Pelo motivo de que a opção de não levar um profissional habilitado é uma decisão mais fácil, “assim não teremos ninguém de fora nos julgando” ou “o negócio é motivar a turma, não precisamos de um profissional especializado para isso”.

É uma escolha baseada em crenças subjetivas que se abrigam no inconsciente de cada pessoa, não na ciência.

Não sei os motivos que levaram a CBF prescindir desse serviço para os nossos jogadores, mas com certeza frases motivacionais (as que foram afixadas nas paredes da concentração) podem ajudar, mas não resolvem conflitos emocionais tampouco pressão para um ser humano ser infalível.

Na minha opinião como profissional da Psicanálise esses atletas deveriam ter acompanhamento sempre de um profissional da saúde mental para serem sadios do ponto de vista psíquico muito antes do início de uma COPA DO MUNDO.

Mas ainda há muito preconceito para se fazer esse acompanhamento.

O profissional de saúde mental deve sim acompanhar a seleção no período para suporte emocional de um trabalho realizado antes, a longo prazo.

Os atletas do futebol, geralmente, possuem um histórico de vida bem difícil, com privações financeiras e emocionais, inclusive de abandono, como o caso do Richarlyson amplamente divulgado na mídia brasileira.
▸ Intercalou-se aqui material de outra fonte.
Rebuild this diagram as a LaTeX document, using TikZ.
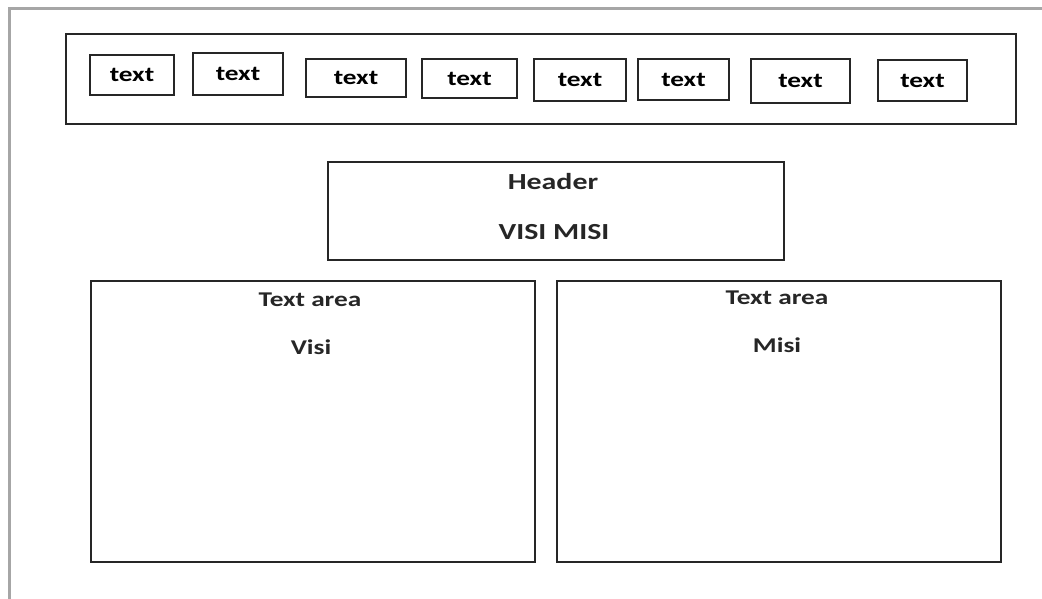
\documentclass[tikz,border=0pt]{standalone}
\usepackage{fontspec}
\setmainfont[FakeStretch=1.3]{Carlito}
\usepackage{tikz}
\tikzstyle{page} = [draw=black!35, line width=3pt]
\tikzstyle{box} = [draw=black!85, line width=1.6pt, inner sep=0pt]
\tikzstyle{menu} = [box, font={\bfseries\fontsize{21}{24}\selectfont}]
\tikzstyle{lbl} = [inner sep=0pt, font={\bfseries\fontsize{21}{24}\selectfont}, text=black!85]
\tikzstyle{big} = [lbl, font={\bfseries\fontsize{23}{26}\selectfont}]

\begin{document}
\begin{tikzpicture}[x=1pt,y=-1pt]
        \useasboundingbox (0,0) rectangle (1042,599);
        \draw[page] (1042,9) -- (9,9) -- (9,599);
        \node[box,minimum width=950pt,minimum height=90pt](nav) at (541,79){};
        \node[menu,minimum width=84pt,minimum height=40pt](m1) at (132,75){text};
        \node[menu,minimum width=90pt,minimum height=42pt](m2) at (238,74){text};
        \node[menu,minimum width=100pt,minimum height=38pt](m3) at (356,78){text};
        \node[menu,minimum width=95pt,minimum height=39pt](m4) at (469.5,78.5){text};
        \node[menu,minimum width=92pt,minimum height=42pt](m5) at (580,80){text};
        \node[menu,minimum width=91pt,minimum height=41pt](m6) at (683.5,79.5){text};
        \node[menu,minimum width=99pt,minimum height=44pt](m7) at (800.5,81){text};
        \node[menu,minimum width=89pt,minimum height=41pt](m8) at (922.5,80.5){text};
        \node[box,minimum width=456pt,minimum height=98pt](header) at (556,211){};
        \node[big](headertitle) at (553,182){Header};
        \node[big](visimisi) at (554,232.5){VISI MISI};
        \node[box,minimum width=444pt,minimum height=281pt](visibox) at (313,421.5){};
        \node[lbl](visititle) at (310,300){Text area};
        \node[lbl](visi) at (311,347.5){Visi};
        \node[box,minimum width=444pt,minimum height=281pt](misibox) at (779,421.5){};
        \node[lbl](misititle) at (777,298){Text area};
        \node[lbl](misi) at (777,345.5){Misi};
      \end{tikzpicture}
\end{document}
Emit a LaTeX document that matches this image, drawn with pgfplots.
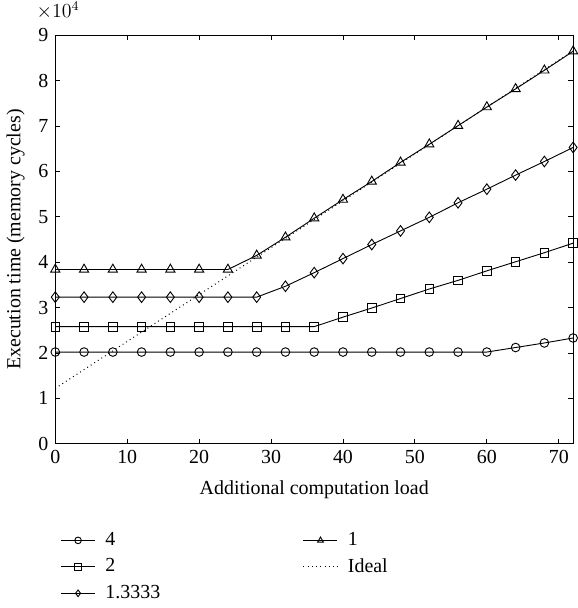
\documentclass[border=0pt]{standalone}
\usepackage{fontspec}
\setmainfont{Liberation Serif}
\usepackage{pgfplots}
\pgfplotsset{compat=1.18}
\begin{document}
\fontsize{12}{14}\selectfont
\begin{tikzpicture}
\begin{axis}[
  width=312pt, height=246pt, scale only axis,
  xmin=0, xmax=72, ymin=0, ymax=9,
  xtick={0,10,...,70}, ytick={0,1,...,9},
  tick align=inside, tick pos=both,
  major tick length=3pt,
  clip mode=individual,
  /pgf/number format/assume math mode=true,
  xlabel={Additional computation load},
  ylabel={Execution time (memory cycles)},
  xlabel style={yshift=-2pt},
  every axis plot/.append style={line width=0.55pt, black},
  mark size=2.6pt,
  every tick/.style={black, line width=0.5pt},
  axis line style={line width=0.7pt},
  legend style={at={(0.0,-0.2)}, anchor=north west, draw=none, fill=none,
    legend columns=2, row sep=2pt,
    /tikz/every odd column/.append style={column sep=4pt},
    /tikz/every even column/.append style={column sep=84pt}},
  legend cell align=left,
  legend image code/.code={\draw[#1, mark=none] (0cm,0cm) -- (0.72cm,0cm);
    \draw[#1, mark size=2pt, only marks] plot coordinates {(0.36cm,0cm)};},
]
\addplot[mark=o] coordinates {
(0,2.02)(4,2.02)(8,2.02)(12,2.02)(16,2.02)(20,2.02)(24,2.02)(28,2.02)(32,2.02)(36,2.02)(40,2.02)(44,2.02)(48,2.02)(52,2.02)(56,2.02)(60,2.02)(64,2.12)(68,2.22)(72,2.33)};
\addlegendentry{4}
\addplot[mark=triangle, mark size=3.2pt] coordinates {
(0,3.84)(4,3.84)(8,3.84)(12,3.84)(16,3.84)(20,3.84)(24,3.84)(28,4.15)(32,4.55)(36,4.97)(40,5.38)(44,5.78)(48,6.2)(52,6.6)(56,7.01)(60,7.42)(64,7.82)(68,8.23)(72,8.65)};
\addlegendentry{1}
\addplot[mark=square] coordinates {
(0,2.58)(4,2.58)(8,2.58)(12,2.58)(16,2.58)(20,2.58)(24,2.58)(28,2.58)(32,2.58)(36,2.58)(40,2.79)(44,2.99)(48,3.2)(52,3.41)(56,3.6)(60,3.81)(64,4.01)(68,4.21)(72,4.42)};
\addlegendentry{2}
\addplot[dotted, mark=none, line width=0.6pt] coordinates {(0,1.22)(72,8.66)};
\addlegendentry{Ideal}
\addplot[mark=diamond, mark size=3.2pt] coordinates {
(0,3.23)(4,3.23)(8,3.23)(12,3.23)(16,3.23)(20,3.23)(24,3.23)(28,3.23)(32,3.47)(36,3.77)(40,4.08)(44,4.39)(48,4.69)(52,4.99)(56,5.31)(60,5.61)(64,5.92)(68,6.22)(72,6.53)};
\addlegendentry{1.3333}
\node[anchor=south west, inner sep=1pt] at (rel axis cs:-0.04,1.035) {$\times10^4$};
\end{axis}
\end{tikzpicture}
\end{document}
Como vão segurar a pressão de serem o “salvador do time” da vez? Como vão conviver com eventuais derrotas?  Isso precisa ser previsto num campeonato que vai eliminando os pretendentes ao título.

Eu li que esse jogador o Richarlyson depois da derrota declarou: “foi o golpe mais forte que já sofri”.

Essa frase já demonstra o despreparo emocional que esses rapazes têm para a derrota. A mídia e as frases motivacionais de autoajuda não cogitam a hipótese da derrota, tratam o atleta como um quase deus, infalível. O psicólogo ou outro terapeuta da saúde mental vai trabalhar também e necessariamente com a hipótese da derrota.

Assim é para todas as pessoas, devem ser preparadas para as vitórias e as derrotas em qualquer setor da vida, daí a importância de preparo emocional.

Por fim, a decisão de não levar esse suporte psicológico é no mínimo demonstração de muita arrogância, principalmente para leigos no assunto.

Escrevendo esse artigo soube que o Richarlyson tatuou o rosto do jogador Neymar nas costas, isso é muito explicável do ponto de vista psíquico, mas é assunto para outro dia.

Para saber mais sobre a importância de psicólogos para atletas de alto desempenho, assista o podcast TRIP (Sporty) onde o entrevistado da semana é o atleta olímpico de natação Bruno Factus que fala da importância de sua psicóloga e psicanalista em sua carreira e na superação de uma depressão pós uma derrota olímpica na Olimpíada do Brasil.

É por isso que digo que os seres humanos gostam de se enganar. Vão sempre pelo caminho  que dói menos, como: pensando positivo e com a força da galera nós vamos vencer! “Pra que gastar tempo com preparo psicológico, não precisa”. Viver a ilusão que   se é infalível dá menos trabalho do que preparar-se para uma possível derrota.

A derrota sempre pode acontecer, aliás faz parte do jogo, sobretudo na fase quartas de finais, mas ser derrotado no jogo não é ser derrotado na vida, depende do seu estado psíquico.